The governments of the region did not believe Iran before, and they will not believe it in the future when it admits that it possesses a nuclear weapon, claiming that it is aimed against Israel only. In the past it has previously used military force to attack Kuwait, Saudi Arabia, and the United Arab Emirates and occupied the last of its islands in 1991. It had also intercepted Qatari warships in the Gulf waters. It is no secret that it also has a hand in the security problems in Bahrain, in addition to its exposed activity in Iraq.

After the Iranians have become very close to possessing nuclear weapons, we should ask whether time is ripe now to adopt a balance of deterrence as a policy for the countries of the region. In other words, mounting another nuclear weapon to confront the Iranian nuclear weapon.

A Saudi atomic bomb is not an option, which we were thinking of a few days ago. We are one of the world peoples who cast doubts the most on the industry, trade, and policy of weapons. We were depressed by the wars, which have shocked the region since 1979 between Iraq and Iran and which inflicted material and human losses on the region over eight years in a way that exceeded the losses inflicted by the Arab-Israeli wars over half a century and later the occupation of Kuwait and the occupation of Iraq.

However, we know that there is no other option to deal with Iran, which is armed with nuclear weapons, except through the same balance of terror, which guarded the situation among Moscow, Beijing, and the West, and now between Karachi and New Delhi. We also know that the Pakistanis could not have developed, produced, and maintained their weapon had the West not accepted this in reply to the Indian nuclear weapon and as a deterrence to it.

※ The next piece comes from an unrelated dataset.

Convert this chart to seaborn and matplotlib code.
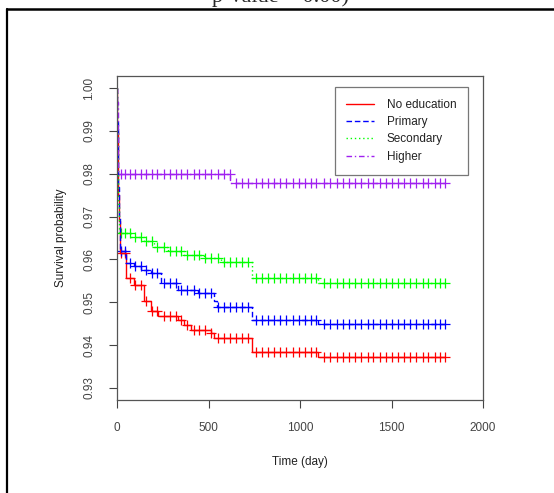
import numpy as np
import pandas as pd
import seaborn as sns
import matplotlib.pyplot as plt
from matplotlib.lines import Line2D

# Kaplan-Meier steps (time in days, survival after the step)
noedu_t = [0, 2, 4, 7, 10, 14, 49, 93, 147, 185, 223, 332, 365, 403, 512, 530, 735, 1100, 1790]
noedu_s = [1.0, 0.990, 0.982, 0.975, 0.969, 0.9615, 0.9556, 0.9541, 0.9502, 0.9479, 0.9467,
           0.9459, 0.9448, 0.9436, 0.9428, 0.9417, 0.9385, 0.9373, 0.9373]

primary_t = [0, 2, 4, 7, 10, 14, 49, 93, 131, 185, 240, 331, 440, 530, 549, 735, 1100, 1790]
primary_s = [1.0, 0.992, 0.985, 0.977, 0.970, 0.9619, 0.9591, 0.9584, 0.9576, 0.9568, 0.9545,
             0.9529, 0.9521, 0.9502, 0.9490, 0.9459, 0.9449, 0.9449]

secondary_t = [0, 2, 5, 8, 12, 76, 147, 202, 278, 365, 474, 567, 735, 1100, 1790]
secondary_s = [1.0, 0.990, 0.981, 0.973, 0.9662, 0.9653, 0.9642, 0.9630, 0.9619, 0.9611,
               0.9603, 0.9593, 0.9556, 0.9545, 0.9545]

higher_t = [0, 1, 4, 8, 620, 1790]
higher_s = [1.0, 0.9968, 0.988, 0.9800, 0.9778, 0.9778]

# censoring times (the "+" marks)
censor_t = [20, 45, 70, 100, 130, 160, 190, 220, 255, 290, 320, 350, 385, 420, 450, 480,
            515, 550, 585, 615, 650, 685, 715, 760, 790, 825, 860, 890, 925, 960, 995,
            1030, 1060, 1090, 1130, 1165, 1200, 1235, 1270, 1300, 1335, 1370, 1400, 1435,
            1470, 1500, 1535, 1570, 1600, 1635, 1670, 1700, 1735, 1765, 1790]

groups = ["No education", "Primary", "Secondary", "Higher"]
times = [noedu_t, primary_t, secondary_t, higher_t]
survs = [noedu_s, primary_s, secondary_s, higher_s]
colors = ["#FF0000", "#0000FF", "#00FF00", "#A020F0"]
styles = ["-", (0, (4, 2)), (0, (1, 2)), (0, (4, 2, 1, 2))]

sns.set_style("ticks")
plt.rcParams['font.family'] = ['Liberation Sans', 'DejaVu Sans']

fig = plt.figure(figsize=(5.54, 4.93), dpi=100)
ax = fig.add_axes([117 / 554, 1 - 400 / 493, 366 / 554, 324 / 493])

for g, t, s, c, ls in zip(groups, times, survs, colors, styles):
    df = pd.DataFrame({"time": t, "surv": s})
    sns.lineplot(data=df, x="time", y="surv", ax=ax, color=c, linestyle=ls,
                 drawstyle="steps-post", estimator=None, lw=1, label=g)
    idx = np.searchsorted(t, censor_t, side="right") - 1
    cdf = pd.DataFrame({"time": censor_t, "surv": np.asarray(s)[idx]})
    sns.scatterplot(data=cdf, x="time", y="surv", ax=ax, marker="+", color=c,
                    s=50, linewidth=0.9, legend=False)

ax.set_xlim(0, 2000)
ax.set_ylim(0.9272, 1.0028)
ax.set_xticks([0, 500, 1000, 1500, 2000])
ax.set_yticks([0.93, 0.94, 0.95, 0.96, 0.97, 0.98, 0.99, 1.00])
ax.set_yticklabels([f"{v:.2f}" for v in ax.get_yticks()], rotation=90, va="center")
ax.tick_params(length=6, width=0.8, pad=9.5, labelsize=8.5, colors="#444444")
for sp in ax.spines.values():
    sp.set_color("#555555")
    sp.set_linewidth(0.9)
    sp.set_visible(True)

ax.set_xlabel("Time (day)", fontsize=8.5, color="#222222")
ax.set_ylabel("Survival probability", fontsize=8.5, color="#222222")
ax.xaxis.set_label_coords(0.5, -0.172)
ax.yaxis.set_label_coords(-0.137, 0.5)

leg = ax.legend(loc="upper right", bbox_to_anchor=(468 / 554, 1 - 87 / 493),
                bbox_transform=fig.transFigure, fontsize=8.5, frameon=True,
                fancybox=False, handlelength=2.3, handletextpad=1.1,
                labelspacing=0.45, borderpad=1.0, borderaxespad=0)
leg.get_frame().set_edgecolor("#555555")
leg.get_frame().set_linewidth(0.9)
for txt in leg.get_texts():
    txt.set_color("#222222")

# page frame and the clipped caption above it
fig.add_artist(Line2D([7 / 554, 7 / 554], [0, 1 - 8.7 / 493], color="black", lw=1.6,
                      transform=fig.transFigure))
fig.add_artist(Line2D([7 / 554, 1], [1 - 8.7 / 493, 1 - 8.7 / 493], color="black", lw=1.8,
                      transform=fig.transFigure))
fig.text(280 / 554, 1 - 2.0 / 493, "p-value = 0.00)", family="Liberation Serif",
         fontsize=16, ha="center", va="baseline")

fig.savefig("out.png", dpi=100)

Based on this formula of balance, what if Riyadh, as a representative of the Gulf region, mounted a nuclear weapon facing Iran? Would this be enough? Here, Egypt will demand the same thing, taking into consideration that it is a central state in the region and is important in the military balance with Iran and Israel as well.

The time sequence of the Iranian nuclear story leaves no room except for skepticism, fear, and preparedness. Regrettably, this has also opened a new serious chapter of arms race in the Gulf. Iran has been telling lies about its nuclear activity from the very beginning. Right from the start, it denied that it has nuclear facilities. When the pictures of these facilities were exposed, it began to talk about a limited scientific nature of these facilities. After the reports of inspectors of the International Atomic Energy Agency (IAEA) exposed its lies, it admitted that it seeks to enrich uranium to produce energy only. This is an unconvincing argument by a country that is the fourth in the world in the possession of oil, which is cheaper than atomic energy in terms of price and effort. Despite its new denial, we will see the Iranian nuclear bomb. At that point, Iran will justify this by saying that Israel has a similar arsenal. When it uses it the bomb, it will most likely target the Gulf countries, as was the case over 30 years.